Isn’t the viewport openGL? Isn’t openGL performed in the GPU?
I have no way of directly knowing GPU use except for temp. GPU temp seems normal but a single core of the cpu jumps to as attached - The image shows view port which I switched from raster to vector.
I’m using GPU-Z which has monitors for all sorts of functions.
In this shot, i’ve changed it from Raster to Hybrid Mode and clicked Render. This has been going for 10 mins so far.
GPU core clock and memory clock jump up and down from time to time - Im not quite sure what they tell me. Memory use is consistent at about 1100mb. “GPU load” never seems to get above 2%. Power consumption, temp, fan speed, etc are all consistent at near-idle levels.
CPU monitor shows 1 core is consistently used. (I have a i7-6950X @ 3.9ghz)
Disk and memory utilisation are low (i have dual SSDs and 64gb ram).
I’d love to know what hardware could be used to speed up LayOut (and potentially to make it more stable).
It’s true and strange. Nvidia has a little panel that displays what software is being used by the GPU and Layout is not listed even when regenerating all viewports from a very complex file.
It seems clear that L.O. is using the CPU for rendering not unlike rendering programs. I know I have no idea what it would take to do, but it really should be reconfigured/re-written to render on multiple cores and threads like cinema 4D, vray, etc. I mean how many of us have machines that are limited to 1 core? When my rendering programs start a render, my i7 show 790% CPU usage. It would be very helpful if L.O did the same… Please Trimble!
calculating geometry (aka vectors) is done by a single thread of the CPU… as in all 3D modelers on the market… GPU is rendering the OGL based display output (aka raster) only.
SU modeling/geometry/vector performance relies heavily on the single-thread performance of the CPU, mutliple cores or a lightning fast GPU still won’t help here… for the foreseeable future.

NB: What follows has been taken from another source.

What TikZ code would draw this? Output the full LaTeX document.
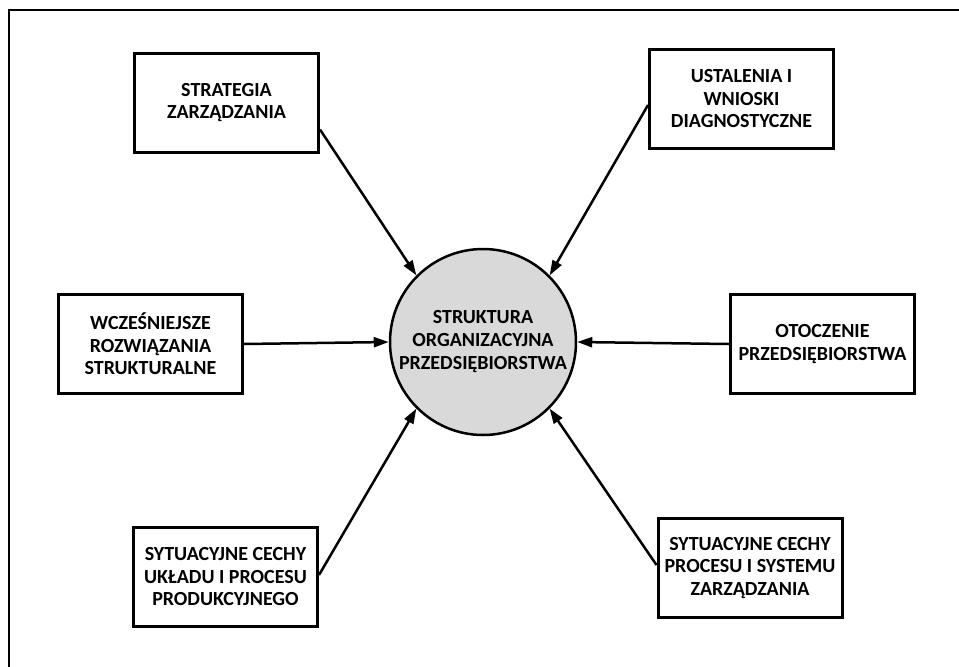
\documentclass[tikz,border=0pt]{standalone}
\usepackage{fontspec}
\setmainfont{Carlito}
\usetikzlibrary{arrows.meta}
\definecolor{hubfill}{RGB}{217,217,217}
\begin{document}
\begin{tikzpicture}[x=1pt,y=-1pt,
  box/.style={draw,line width=3pt,minimum width=184pt,minimum height=99pt,
    align=center,inner sep=0pt,font=\bfseries\fontsize{20}{22.5}\selectfont},
  hub/.style={circle,draw,line width=2.5pt,fill=hubfill,minimum size=186pt,
    align=center,inner sep=0pt,font=\bfseries\fontsize{20}{23}\selectfont},
  link/.style={line width=2.5pt,-{Triangle[length=15pt,width=10pt]}}]
\useasboundingbox (0,0) rectangle (959,667);
% frame lines along the top and left
\coordinate (fc) at (9,10);
\coordinate (fr) at (959,10);
\coordinate (fb) at (9,667);
\draw[line width=2pt] (fb) -- (fc) -- (fr);

\node[hub] (c) at (483,342) {STRUKTURA\\ORGANIZACYJNA\\PRZEDSIĘBIORSTWA};

\node[box] (strat) at (226.5,102.5) {STRATEGIA\\ZARZĄDZANIA};
\node[box] (usta) at (741.5,99) {USTALENIA I\\WNIOSKI\\DIAGNOSTYCZNE};
\node[box] (wcze) at (150.5,344) {WCZEŚNIEJSZE\\ROZWIĄZANIA\\STRUKTURALNE};
\node[box] (otocz) at (822.5,344) {OTOCZENIE\\PRZEDSIĘBIORSTWA};
\node[box] (uklad) at (225.5,577) {SYTUACYJNE CECHY\\UKŁADU I PROCESU\\PRODUKCYJNEGO};
\node[box] (proc) at (750,568) {SYTUACYJNE CECHY\\PROCESU I SYSTEMU\\ZARZĄDZANIA};

\draw[link] ([yshift=-27pt]strat.east) -- (c.135);
\draw[link] ([yshift=-6pt]usta.west) -- (c.45);
\draw[link] (wcze.east) -- (c.west);
\draw[link] (otocz.west) -- (c.east);
\draw[link] ([yshift=2pt]uklad.east) -- (c.225);
\draw[link] ([yshift=3pt]proc.west) -- (c.315);
\end{tikzpicture}
\end{document}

Photorealistic rendering is a different thing from 3D modelling, but what little I know about computer technology makes me think that this might be a feasible idea. LayOut must be running a some kind of subset of SketchUp for each of its model viewports, and other multiwindow applications are already using multiple threads to make them draw faster.
Thanks Anssi, whatever the specifics, not being able to render plans or sections in vector/hybrid is a serious issue for me.
LayOut’s performance is abysmal, and not only during rendering. Editing a simple text box can take, literally, several minutes. That’s minutes of 60 seconds each, not metaphorical minutes. Granted, if you zoom closely on that box the editing speeds up considerably, but for a software that, however delusionally, thinks of itself as professional, moving at the speed of frozen molasses and forcing users to rely on cockamamie workarounds to get things done is completely unacceptable. Turning this donkey into a workhorse should be Trimble’s top dev priority. As it is, it is an embarrassment.
On a positive note, I’ve found LayOut pretty stable in general. That’s probably because with a user experience so amateurish you would expect it to crash every 10 minutes, and when it does not you can’t help but be impressed.
Totally on the money. I really think Trimble doesn’t care nor has the resources to develop the products in any meaningful way.
Fortunately you are incorrect about that.
DaveR, honestly, cryptic comments are unhelpful. If you have information, please share it. If you have an opinion, please put it.